As the blood pools in the new space, it begins to clot, and about 6 to 8 hours after the fracture, the clotting blood has formed a fracture hematoma. The disruption of blood flow to the bone results in the death of bone cells around the fracture.
Form an internal and external callus.
Within about 48 hours after the fracture, the cells in the region of the fracture will fill in the space with temporary materials. On the inside, chondrocytes from the endosteum create an internal callus (plural, calli) by secreting a fibrocartilaginous matrix between the two ends of the broken bone. Meanwhile, the periosteal chondrocytes and osteoblasts create an external callus of hyaline cartilage and bone, respectively, around the outside of the break. This stabilizes the fracture.
Replace calli with spongy bone.
Over the next several weeks, osteoclasts resorb the dead bone. Then, osteogenic cells become active, divide, and differentiate into osteoblasts. The cartilage in the calli is replaced by trabecular bone via endochondral ossification.

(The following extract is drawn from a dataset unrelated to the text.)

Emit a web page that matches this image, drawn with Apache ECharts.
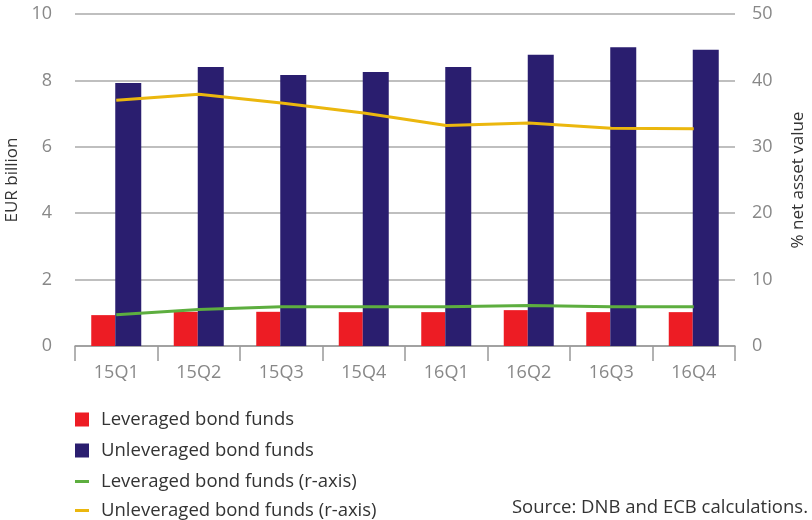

Replace spongy bone with compact bone.
Eventually, the internal and external calli unite, compact bone replaces spongy bone at the outer margins of the fracture, and healing is complete. A slight swelling may remain on the outer surface of the bone, but quite often, over time that region undergoes remodeling, and no external evidence of the fracture remains.
Stages in Fracture Repair—The healing of a bone fracture follows a series of progressive steps: (a) A fracture hematoma forms. (b) Internal and external calli form. (c) Cartilage of the calli is replaced by trabecular bone. (d) Remodeling occurs.
terms to know
Fracture Hematoma
A blood clot that forms at a broken bone.
Internal Callus
A temporary cartilage filling formed between two ends of a broken bone (plural, calli).
External Callus
A temporary cartilage and spongy bone filling formed around the outside of a broken bone (plural, calli).
summary
In this lesson, you learned about how bones are formed, developed, and repaired. You first explored bone formation, in which bones are initially formed as cartilage templates, and how bones are formed by either intramembranous ossification or endochondral ossification. You also learned about long bone growth, specifically the processes of lengthening of long bones and thickening of long bones. You also explored how bones undergo bone remodeling and repair. You learned about the different types of bone fractures and the steps involved in bone repair.
Terms to Know
Appositional Growth
Growth of a long bone in width.
Endochondral Ossification
The process of bone formation by replacement of hyaline cartilage.
External Callus
A temporary cartilage and spongy bone filling formed around the outside of a broken bone (plural, calli).
Fracture
A broken bone.
Fracture Hematoma
A blood clot that forms at a broken bone.
Internal Callus
A temporary cartilage filling formed between two ends of a broken bone (plural, calli).
Interstitial Growth
Growth of a long bone in length.
Intramembranous Ossification
The process of bone formation from undifferentiated connective tissue.
Modeling
The process, during bone growth, by which bone is resorbed on one surface of a bone and deposited on another.
Ossification
The process of bone formation.
Osteoid
Uncalcified bone matrix produced and secreted by osteoblasts.
Perichondrium
A membrane that covers the surface of cartilage.
Primary Ossification Center
The initial site of osteogenesis during endochondral ossification, located in the diaphysis.
Remodeling
The process, after bone growth, by which bone is resorbed and deposited on the same surface.
Secondary Ossification Center
The second site of osteogenesis during endochondral ossification, located in the future epiphyses.